Bring together all lines of the material below that contain the string "matplotlib".

[START Data shown]

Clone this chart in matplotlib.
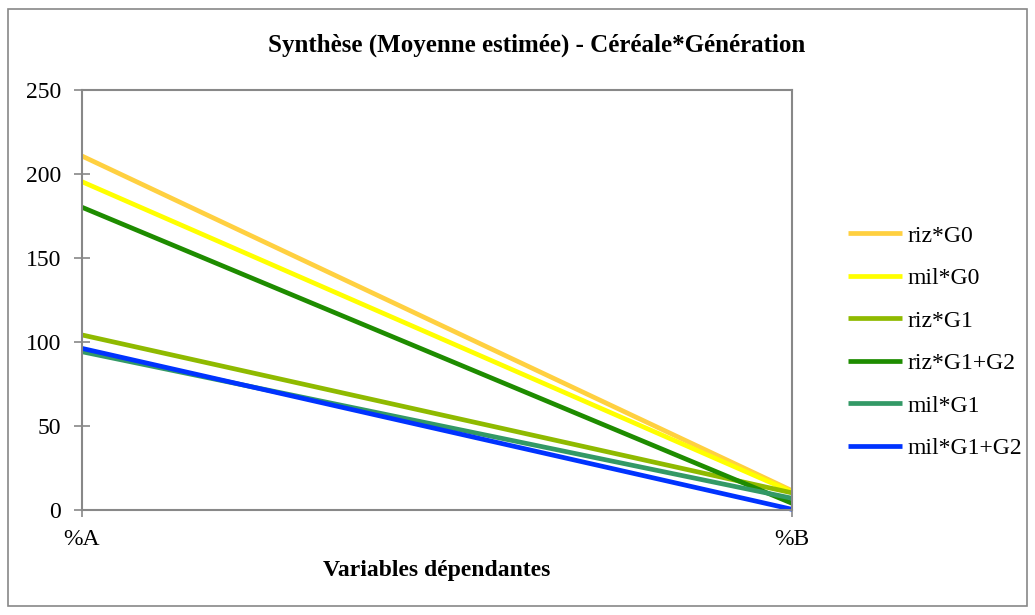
import matplotlib.pyplot as plt

plt.rcParams['font.family'] = ['Liberation Serif', 'DejaVu Serif']

# mean estimates per group, on the two dependent variables
variables = ['%A', '%B']
series_names = ['riz*G0', 'mil*G0', 'riz*G1', 'riz*G1+G2', 'mil*G1', 'mil*G1+G2']
riz_g0 = [210.7, 11.5]
mil_g0 = [195.4, 10.8]
riz_g1 = [104.2, 10.2]
riz_g1g2 = [180.2, 4.0]
mil_g1 = [94.2, 7.0]
mil_g1g2 = [96.2, 0.4]
colors = ['#FFD040', '#FFFF00', '#8FBA00', '#1E8C00', '#339966', '#0033FF']

values = [riz_g0, mil_g0, riz_g1, riz_g1g2, mil_g1, mil_g1g2]

W, H = 1035, 615
fig = plt.figure(figsize=(W / 100, H / 100), dpi=100)
ax = fig.add_axes([82 / W, 1 - 510 / H, 710 / W, 420 / H])

xs = range(len(variables))
for name, vals, c in zip(series_names, values, colors):
    ax.plot(xs, vals, color=c, lw=3.4, label=name, solid_capstyle='butt',
            clip_on=False)

ax.set_xlim(0, 1)
ax.set_ylim(0, 250)
ax.set_yticks(range(0, 251, 50))
ax.set_xticks(list(xs))
ax.set_xticklabels(variables)
ax.tick_params(axis='both', labelsize=17, color='#888888', width=1.2,
               direction='inout')
ax.tick_params(axis='y', length=12, pad=9)
ax.tick_params(axis='x', length=10, pad=9)
for s in ax.spines.values():
    s.set_color('#888888')
    s.set_linewidth(1.5)

ax.set_xlabel('Variables dépendantes', fontsize=17, fontweight='bold', labelpad=7)
fig.text(537 / W, 1 - 45 / H, 'Synthèse (Moyenne estimée) - Céréale*Génération',
         ha='center', va='center', fontsize=18, fontweight='bold')

ax.legend(loc='upper left', bbox_to_anchor=(848 / W, 1 - 225 / H),
          bbox_transform=fig.transFigure, frameon=False, fontsize=17,
          borderpad=0, borderaxespad=0, handlelength=2.3, handletextpad=0.2,
          labelspacing=0.89)

# outer chart border
fig.patches.append(plt.Rectangle((8 / W, 9 / H), 1019 / W, 597 / H,
                                 transform=fig.transFigure, fill=False,
                                 edgecolor='#888888', lw=1.2))

fig.savefig('out.png', dpi=100)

[END Data shown]

**Correct result:**
Clone this chart in matplotlib.
import matplotlib.pyplot as plt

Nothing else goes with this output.